*DIRECTIONS*:
Extract everything from the first line through the line with "112.3, 105, 95.5];", both ends included, except for any pictures.

━━━ PROVIDED DATA

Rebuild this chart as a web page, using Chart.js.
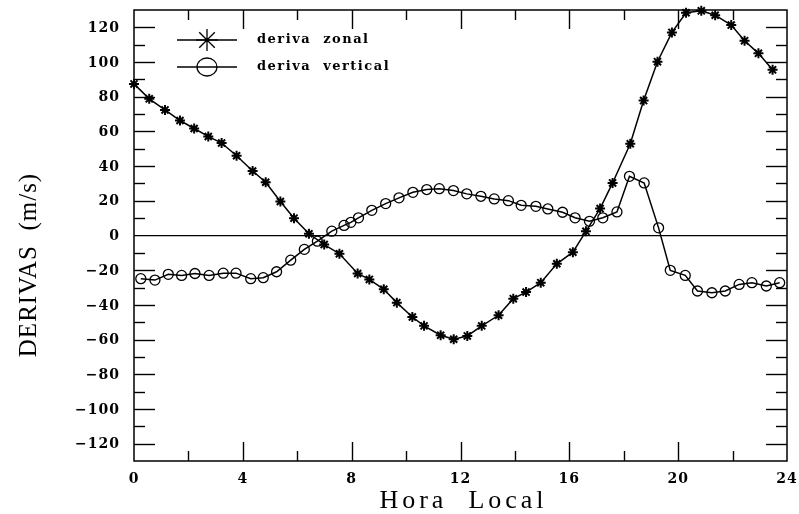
<!DOCTYPE html>
<html>
<head>
<meta charset="utf-8">
<script src="https://cdn.jsdelivr.net/npm/chart.js@4"></script>
<style>
  html, body { margin: 0; padding: 0; background: #fff; }
  #wrap { width: 799px; height: 514px; }
</style>
</head>
<body>
<div id="wrap"><canvas id="myChart"></canvas></div>
<script>
// deriva zonal (asteriscos)
const zonalHours = [0, 0.56, 1.14, 1.69, 2.21, 2.73, 3.22, 3.77, 4.36, 4.84, 5.38, 5.88, 6.43, 6.99, 7.55,
  8.22, 8.65, 9.18, 9.66, 10.23, 10.66, 11.27, 11.75, 12.25, 12.78, 13.4, 13.94, 14.41, 14.95, 15.54,
  16.13, 16.61, 17.13, 17.59, 18.24, 18.73, 19.24, 19.77, 20.29, 20.85, 21.36, 21.95, 22.44, 22.95, 23.47];
const zonalValues = [87.4, 78.8, 72.4, 66.3, 61.7, 57.1, 53.3, 46, 37.2, 30.7, 19.6, 10, 1, -5.2, -10.5,
  -21.9, -25.3, -31, -38.7, -47, -52.1, -57.5, -59.8, -57.9, -52.1, -46, -36.4, -32.6, -27.2, -16.3,
  -9.6, 2.4, 15.5, 30.3, 52.9, 77.8, 100.2, 117.1, 128.4, 129.5, 127, 121.3, 112.3, 105, 95.5];

// deriva vertical (circulos)
const vertHours = [0.25, 0.77, 1.26, 1.75, 2.24, 2.76, 3.28, 3.75, 4.29, 4.75, 5.24, 5.76, 6.26, 6.74, 7.27,
  7.72, 7.97, 8.25, 8.74, 9.25, 9.74, 10.25, 10.76, 11.22, 11.74, 12.23, 12.75, 13.24, 13.76, 14.23,
  14.77, 15.21, 15.75, 16.21, 16.74, 17.23, 17.75, 18.21, 18.75, 19.28, 19.71, 20.26, 20.71, 21.24,
  21.73, 22.24, 22.71, 23.24, 23.73];
const vertValues = [-24.9, -25.7, -22.4, -23, -21.9, -23, -21.7, -21.7, -24.9, -24.3, -20.9, -14.2, -8, -3.3, 2.5,
  5.8, 7.6, 10.2, 14.5, 18.4, 21.7, 24.9, 26.5, 27, 25.9, 24, 22.6, 21.1, 20.1, 17.4,
  16.8, 15.3, 13.4, 10.2, 8.2, 10.2, 13.6, 34.1, 30.3, 4.4, -20.1, -23, -32, -33,
  -32, -28.2, -27.2, -29.1, -27.2];

const seriesNames = ['deriva  zonal', 'deriva  vertical'];
const xTickValues = [0, 4, 8, 12, 16, 20, 24];
const yTickValues = [-120, -100, -80, -60, -40, -20, 0, 20, 40, 60, 80, 100, 120];
const xTitle = 'Hora  Local';
const yTitle = 'DERIVAS  (m/s)';

const toPoints = (xs, ys) => xs.map((x, i) => ({ x: x, y: ys[i] }));

function seg(ctx, x1, y1, x2, y2) {
  ctx.beginPath();
  ctx.moveTo(x1, y1);
  ctx.lineTo(x2, y2);
  ctx.stroke();
}

// frame, inward ticks, tick labels, titles and legend
const framePlugin = {
  id: 'frame',
  afterDraw(chart) {
    const ctx = chart.ctx;
    const a = chart.chartArea;
    const xs = chart.scales.x, ys = chart.scales.y;
    ctx.save();
    ctx.setLineDash([]);
    ctx.globalAlpha = 1;
    ctx.strokeStyle = '#000';
    ctx.fillStyle = '#000';
    ctx.lineWidth = 1.5;
    ctx.strokeRect(a.left, a.top, a.right - a.left, a.bottom - a.top);

    ctx.lineWidth = 1.4;
    for (let h = 2; h < 24; h += 2) {
      const px = Math.round(xs.getPixelForValue(h)) + 0.5;
      const len = h % 4 === 0 ? 19 : 10;
      seg(ctx, px, a.bottom, px, a.bottom - len);
      seg(ctx, px, a.top, px, a.top + len);
    }
    for (let v = -120; v <= 120; v += 10) {
      if (v === 0) continue;
      const py = Math.round(ys.getPixelForValue(v)) + 0.5;
      const len = v % 20 === 0 ? 21 : 11;
      seg(ctx, a.left, py, a.left + len, py);
      seg(ctx, a.right, py, a.right - len, py);
    }

    // tick labels
    ctx.font = 'bold 14px "DejaVu Serif"';
    ctx.letterSpacing = '1px';
    ctx.textBaseline = 'middle';
    ctx.textAlign = 'right';
    yTickValues.forEach(v => {
      const label = v < 0 ? '\u2212' + Math.abs(v) : String(v);
      ctx.fillText(label, a.left - 14, ys.getPixelForValue(v) + 1);
    });
    ctx.textAlign = 'center';
    xTickValues.forEach(h => {
      ctx.fillText(String(h), xs.getPixelForValue(h), 479);
    });

    // axis titles
    ctx.font = '26px "Liberation Serif"';
    ctx.letterSpacing = '4px';
    ctx.textBaseline = 'alphabetic';
    ctx.fillText(xTitle, (a.left + a.right) / 2 + 3, 508);
    ctx.save();
    ctx.translate(36, 265);
    ctx.rotate(-Math.PI / 2);
    ctx.font = '25px "Liberation Serif"';
    ctx.letterSpacing = '1px';
    ctx.fillText(yTitle, 0, 0);
    ctx.restore();

    // legend
    const rows = [
      { y: 40, style: 'star' },
      { y: 67, style: 'circle' }
    ];
    ctx.font = 'bold 13px "DejaVu Serif"';
    ctx.letterSpacing = '1.5px';
    ctx.textAlign = 'left';
    ctx.textBaseline = 'middle';
    rows.forEach((r, i) => {
      ctx.lineWidth = 1.3;
      seg(ctx, 177, r.y, 237, r.y);
      if (r.style === 'star') {
        for (let k = 0; k < 4; k++) {
          const ang = k * Math.PI / 4;
          const dx = Math.cos(ang) * 11, dy = Math.sin(ang) * 11;
          seg(ctx, 207 - dx, r.y - dy, 207 + dx, r.y + dy);
        }
        ctx.beginPath(); ctx.arc(207, r.y, 2, 0, Math.PI * 2); ctx.fill();
      } else {
        ctx.beginPath();
        ctx.ellipse(207, r.y, 10, 9, 0, 0, Math.PI * 2);
        ctx.stroke();
      }
      ctx.fillText(seriesNames[i], 257, r.y);
    });
    ctx.restore();
  }
};

const data = {
  datasets: [
    {
      label: seriesNames[0],
      data: toPoints(zonalHours, zonalValues),
      borderColor: '#000',
      borderWidth: 1.5,
      pointStyle: 'star',
      pointRadius: 5,
      pointBorderWidth: 2,
      pointBorderColor: '#000',
      pointBackgroundColor: '#000',
      tension: 0,
      clip: false
    },
    {
      label: seriesNames[1],
      data: toPoints(vertHours, vertValues),
      borderColor: '#000',
      borderWidth: 1.5,
      pointStyle: 'circle',
      pointRadius: 5,
      pointBorderWidth: 1.3,
      pointBorderColor: '#000',
      pointBackgroundColor: 'rgba(255,255,255,0)',
      tension: 0,
      clip: false
    }
  ]
};

const config = {
  type: 'line',
  data: data,
  options: {
    responsive: true,
    maintainAspectRatio: false,
    animation: false,
    layout: { padding: { left: 134, right: 12, top: 10, bottom: 53 } },
    scales: {
      x: {
        type: 'linear',
        min: 0,
        max: 24,
        border: { display: false },
        grid: { display: false, drawTicks: false },
        ticks: { display: false }
      },
      y: {
        min: -130,
        max: 130,
        border: { display: false },
        grid: {
          drawTicks: false,
          lineWidth: 1.3,
          color: c => (c.tick && c.tick.value === 0 ? '#000' : 'rgba(0,0,0,0)')
        },
        ticks: { display: false, stepSize: 10 }
      }
    },
    plugins: {
      legend: { display: false },
      tooltip: { enabled: false }
    }
  },
  plugins: [framePlugin]
};

const ctx = document.getElementById('myChart');
const myChart = new Chart(ctx, config);
</script>
</body>
</html>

━━━━━━

*EXPECTED OUTPUT*:
Rebuild this chart as a web page, using Chart.js.
<!DOCTYPE html>
<html>
<head>
<meta charset="utf-8">
<script src="https://cdn.jsdelivr.net/npm/chart.js@4"></script>
<style>
  html, body { margin: 0; padding: 0; background: #fff; }
  #wrap { width: 799px; height: 514px; }
</style>
</head>
<body>
<div id="wrap"><canvas id="myChart"></canvas></div>
<script>
// deriva zonal (asteriscos)
const zonalHours = [0, 0.56, 1.14, 1.69, 2.21, 2.73, 3.22, 3.77, 4.36, 4.84, 5.38, 5.88, 6.43, 6.99, 7.55,
  8.22, 8.65, 9.18, 9.66, 10.23, 10.66, 11.27, 11.75, 12.25, 12.78, 13.4, 13.94, 14.41, 14.95, 15.54,
  16.13, 16.61, 17.13, 17.59, 18.24, 18.73, 19.24, 19.77, 20.29, 20.85, 21.36, 21.95, 22.44, 22.95, 23.47];
const zonalValues = [87.4, 78.8, 72.4, 66.3, 61.7, 57.1, 53.3, 46, 37.2, 30.7, 19.6, 10, 1, -5.2, -10.5,
  -21.9, -25.3, -31, -38.7, -47, -52.1, -57.5, -59.8, -57.9, -52.1, -46, -36.4, -32.6, -27.2, -16.3,
  -9.6, 2.4, 15.5, 30.3, 52.9, 77.8, 100.2, 117.1, 128.4, 129.5, 127, 121.3, 112.3, 105, 95.5];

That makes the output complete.